▶ **Exercise**
Quote from the first line below through the line that contains "Covid (gemiddelde van", both included, and leave the pictures out.

▶ **Data extract**

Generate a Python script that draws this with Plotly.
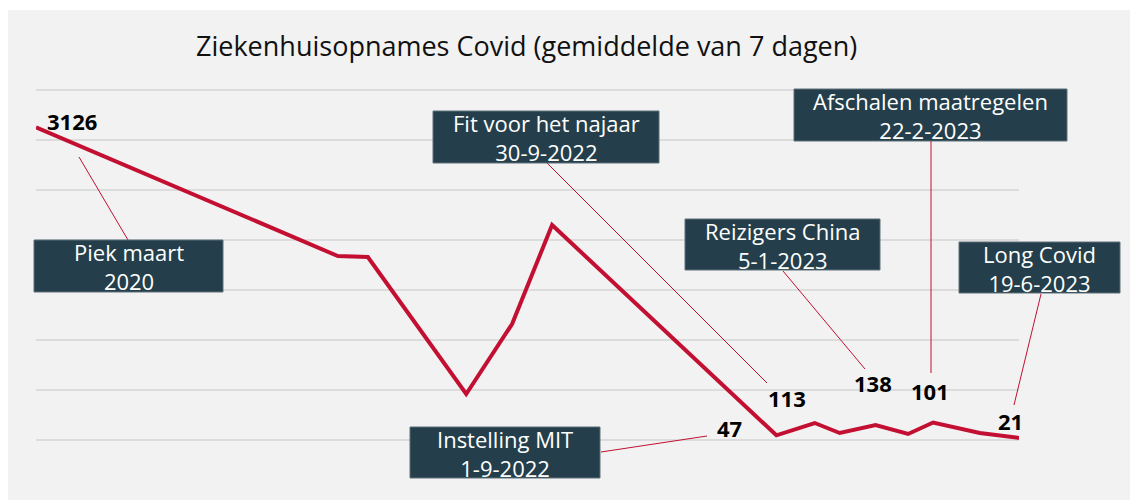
import plotly.graph_objects as go

# ---- data ----
dates = ["2020-03-27", "2021-03-24", "2021-04-29", "2021-08-25", "2021-10-19",
         "2021-12-06", "2022-09-01", "2022-10-17", "2022-11-16", "2022-12-29",
         "2023-02-06", "2023-03-08", "2023-05-03", "2023-06-19"]
admissions = [3126, 1840, 1830, 460, 1160, 2150, 47, 170, 70, 150, 60, 175, 70, 21]

event_texts = ["Piek maart<br>2020", "Fit voor het najaar<br>30-9-2022",
               "Reizigers China<br>5-1-2023", "Afschalen maatregelen<br>22-2-2023",
               "Long Covid<br>19-6-2023", "Instelling MIT<br>1-9-2022"]
value_texts = ["3126", "113", "138", "101", "21", "47"]

title_text = "Ziekenhuisopnames Covid (gemiddelde van 7 dagen)"

# ---- layout helpers (screen pixel -> paper); page body margin is 8px ----
OX, OY = 8, 8
W, H = 1130, 492
PLOT_X0, PLOT_X1, PLOT_Y0, PLOT_Y1 = 36, 1019, 87, 443   # screen px
Y_RANGE = [-30, 3530]
L = PLOT_X0 - OX
R = W - (PLOT_X1 - OX)
T = PLOT_Y0 - OY
B = H - (PLOT_Y1 - OY)
PW, PH = PLOT_X1 - PLOT_X0, PLOT_Y1 - PLOT_Y0


def fx(p):
    return (p - PLOT_X0) / PW


def fy(p):
    return (PLOT_Y1 - p) / PH


RED = "#c20f32"
BOX = "#243f4b"
BG = "#f2f2f2"
FONT = "Open Sans"

fig = go.Figure()
fig.add_trace(go.Scatter(x=dates, y=admissions, mode="lines",
                         line=dict(color=RED, width=4), hoverinfo="skip"))

# event boxes: (x0, y0, x1, y1) in screen px
box_geom = [(34, 240, 223, 292), (433, 111, 659, 163), (685, 219, 880, 270),
            (794, 89, 1067, 141), (959, 242, 1120, 293), (410, 427, 600, 478)]
# pointer lines
pointers = [((79, 157), (128, 240)), ((547, 163), (767, 383)), ((783, 271), (865, 369)),
            ((931, 141), (931, 373)), ((1041, 294), (1014, 405)), ((601, 452), (707, 436))]
# value label centres
value_pos = [(72, 121), (786.5, 398), (872.5, 383), (929.5, 391), (1010.5, 421), (729, 428)]

shapes = [dict(type="rect", xref="paper", yref="paper", layer="below",
               x0=fx(OX), x1=fx(OX + W), y0=fy(OY + H), y1=fy(10),
               fillcolor=BG, line=dict(width=0))]
for (a, b) in pointers:
    shapes.append(dict(type="line", xref="paper", yref="paper",
                       x0=fx(a[0]), y0=fy(a[1]), x1=fx(b[0]), y1=fy(b[1]),
                       line=dict(color=RED, width=1)))

annotations = []
for txt, (x0, y0, x1, y1) in zip(event_texts, box_geom):
    shapes.append(dict(type="rect", xref="paper", yref="paper", layer="above",
                       x0=fx(x0), x1=fx(x1), y0=fy(y1), y1=fy(y0),
                       fillcolor=BOX, line=dict(color="#5d717b", width=1)))
    cx, cy = (x0 + x1) / 2, (y0 + y1) / 2 + 0.75
    annotations.append(dict(text=txt, xref="paper", yref="paper",
                            x=fx(cx), y=fy(cy), xanchor="center", yanchor="middle",
                            showarrow=False, align="center",
                            font=dict(family=FONT, size=22, color="white")))
for txt, (cx, cy) in zip(value_texts, value_pos):
    annotations.append(dict(text=txt, xref="paper", yref="paper", x=fx(cx), y=fy(cy),
                            xanchor="center", yanchor="middle", showarrow=False,
                            font=dict(family=FONT, size=22, color="black", weight="bold")))
annotations.append(dict(text=title_text, xref="paper", yref="paper", x=fx(526), y=fy(45),
                        xanchor="center", yanchor="middle", showarrow=False,
                        font=dict(family=FONT, size=27, color="#111111")))

fig.update_layout(
    width=W, height=H,
    margin=dict(l=L, r=R, t=T, b=B, pad=0),
    paper_bgcolor="white", plot_bgcolor=BG,
    showlegend=False, hovermode=False,
    xaxis=dict(type="date", range=[dates[0], dates[-1]], showgrid=False,
               showticklabels=False, zeroline=False, showline=False, ticks=""),
    yaxis=dict(range=Y_RANGE, dtick=500, tick0=0, showgrid=True,
               gridcolor="#dcdcdc", gridwidth=2, showticklabels=False,
               zeroline=False, showline=False, ticks=""),
    shapes=shapes, annotations=annotations,
)

fig.write_html("out.html")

▶ **The completed task**
Generate a Python script that draws this with Plotly.
import plotly.graph_objects as go

# ---- data ----
dates = ["2020-03-27", "2021-03-24", "2021-04-29", "2021-08-25", "2021-10-19",
         "2021-12-06", "2022-09-01", "2022-10-17", "2022-11-16", "2022-12-29",
         "2023-02-06", "2023-03-08", "2023-05-03", "2023-06-19"]
admissions = [3126, 1840, 1830, 460, 1160, 2150, 47, 170, 70, 150, 60, 175, 70, 21]

event_texts = ["Piek maart<br>2020", "Fit voor het najaar<br>30-9-2022",
               "Reizigers China<br>5-1-2023", "Afschalen maatregelen<br>22-2-2023",
               "Long Covid<br>19-6-2023", "Instelling MIT<br>1-9-2022"]
value_texts = ["3126", "113", "138", "101", "21", "47"]

title_text = "Ziekenhuisopnames Covid (gemiddelde van 7 dagen)"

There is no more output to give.